Getúlio Vargas governou 15 anos para os trabalhadores, coisa que jamais acontecera. Por isso, quando foi deposto, em 1945, por ampla coligação – de democratas liberais a comunistas –, o Povo das Romarias o consagrou seu primeiro Santo Guerreiro.
Nove anos depois, o Ungido deixou este mundo após ter inventado um país pacífico feito de três culturas que se respeitariam: do Pai Índio, da Mãe África e do Semeador das Conquistas. Tombou pela própria mão porque era o que lhe restava fazer pelo Povo das Romarias, que dele guarda carinhosa lembrança.
O que marca o Povo das Romarias é a ética da tolerância, a razão emocional da classe trabalhadora e um sentido próprio de nação: não etnia, mas gente, território e pertinência. Os eventos políticos das últimas sete décadas projetam sua luta contra a fúria do Dragão da Maldade, dono de todo dinheiro do mundo, o mais poderoso de sua espécie e que só tem medo, na verdade, dos Santos Guerreiros.
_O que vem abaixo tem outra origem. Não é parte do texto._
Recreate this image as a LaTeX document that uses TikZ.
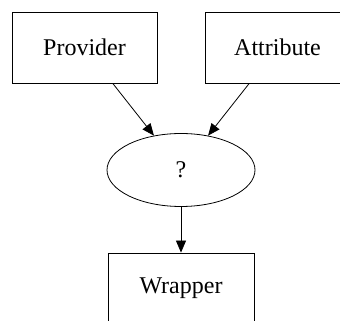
\documentclass[tikz,border=0pt]{standalone}
\usepackage{fontspec}
\setmainfont{Liberation Serif}
\usetikzlibrary{shapes.geometric, positioning, arrows.meta}
\tikzset{
	x=1pt, y=1pt,
	node distance=193pt,
	>={Triangle[length=12pt, width=10pt]},
	every node/.style={font=\fontsize{24}{28}\selectfont},
	box/.style={draw, thick, rectangle, minimum width=145pt, minimum height=71pt},
	query/.style={draw, thick, ellipse, minimum width=148pt, minimum height=73pt},
	link/.style={->, thick}}

\begin{document}
\begin{tikzpicture}
		\useasboundingbox (0,0) rectangle (340,321);
		\clip (0,0) rectangle (340,321);
		\node[box] (provider) at (84.5,273.5) {Provider};
		\node[box, right of=provider] (attribute) {Attribute};
		\node[query] (q) at (181,151) {?};
		\node[box, minimum width=146pt] (wrapper) at (181,32.5) {Wrapper};

		\draw
		(provider) edge[link] (q)
		(attribute) edge[link] (q)
		(q) edge[link] (wrapper)
		;
	\end{tikzpicture}
\end{document}
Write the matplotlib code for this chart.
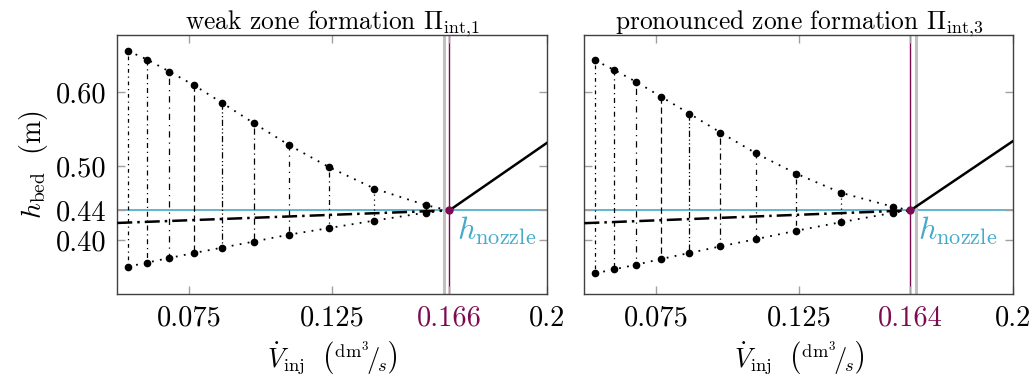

O Dragão da Maldade atuava disfarçado. Assim armou um golpe para impedir a posse do presidente eleito, em 1955, mas Lott, general legalista, pôs os golpistas em fuga pelo mar, com um tiro de canhão no encalço. Quando isso aconteceu, a preocupação maior passou a ser a perspectiva de vitória dele na eleição seguinte: a independêncja política das nações se faz com povo e soldados.
Diante da ameaça, a corte dragônica formou um núcleo de conspiradores e, com muito dinheiro, elegeu, em 1960, um parlamento torto, útil já no ano seguinte: aceitou depressinha a renúncia do presidente Jânio Quadros, que contava ser reconduzido pela reação popular. Jânio, escolhido de afogadilho por medo do general, caiu em desgraça por nacionalismo – criou, por exemplo, a Política Externa Independente, incendiando o bafo da fera.
O mesmo parlamento, ao declarar vaga a presidência com João Goulart ainda no país, consumaria o golpe de 1964, a maior vitória do Dragão até aquela época. Onze anos de Maldade sob governo militar, no entanto, levaram ao comando Ernesto Geisel, que continuou a política externa de Jânio e tomou outras providências incômodas para o imperial dragonismo – como tirar óleo do fundo do mar e tornar fértil o cerrado infértil, tudo na base da ciência. Daí, nem tão lenta nem segura, a democracia voltou, meio cambeta, em 1985.
Outro que frustrou o Dragão da Maldade foi Fernando Collor: nomearam-no Príncipe Encantado, em 1989, para conter Lula, pretendente a Santo Guerreiro, que amadurecia na estufa do engenheiro Brizola. No poder, o príncipe virou sapo. Aí os Bruxos Bancários conceberam o Plano Real, que segurou a inflação da moeda e elegeu, em 1994, Fernando Henrique Cardoso, servo do Dragão que entregou tudo quanto pôde dos bens nacionais ao apetite do Monstro.
Quatorze anos mais maduro, Lula assumiu a presidência em 2003 com o país deprimido: cedeu os anéis, queimou a pele de todos os dedos, mas retomou o projeto de nação quase esquecido e devolveu a esperança ao Povo das Romarias, que o consagrou novo Santo Guerreiro. Enquanto isso, o Dragão da Maldade conspirava com recursos materiais maiores e meios tecnológicos sem precedentes: teve uma dúzia de anos para preparar o golpe de 2016, que dura até hoje.
Falhou Lula, tão esperto mas de boa-fé, ao descuidar da segurança institucional – jurídica e militar – que deveria proteger o país da ação perceptível do agressivo descendente de Fafnir – anão ganancioso e avaro da mitologia nórdica que tomou forma de lagarto e passou a pôr fogo pelas ventas no combate final contra Siegfried.
A novidade é que, na eleição de agora, o Dragão, pela primeira vez, mostra sua face repugnante e fala por vozes de sinistro presságio: preferiu, talvez por não ter outro recurso, alucinar o povo com drogas midiáticas. Mostra-se, porém, tal como é, àqueles de sentido mais acurado, que são muitos no Povo de Romaria, fiel ao Santo Guerreiro mantido no cárcere.
O Dragão da Maldade espera vencer: se não, seguirá conspirando, com seus bacharéis, trombetas, generais de sucata, banqueiros, espiões e guardas de esquina.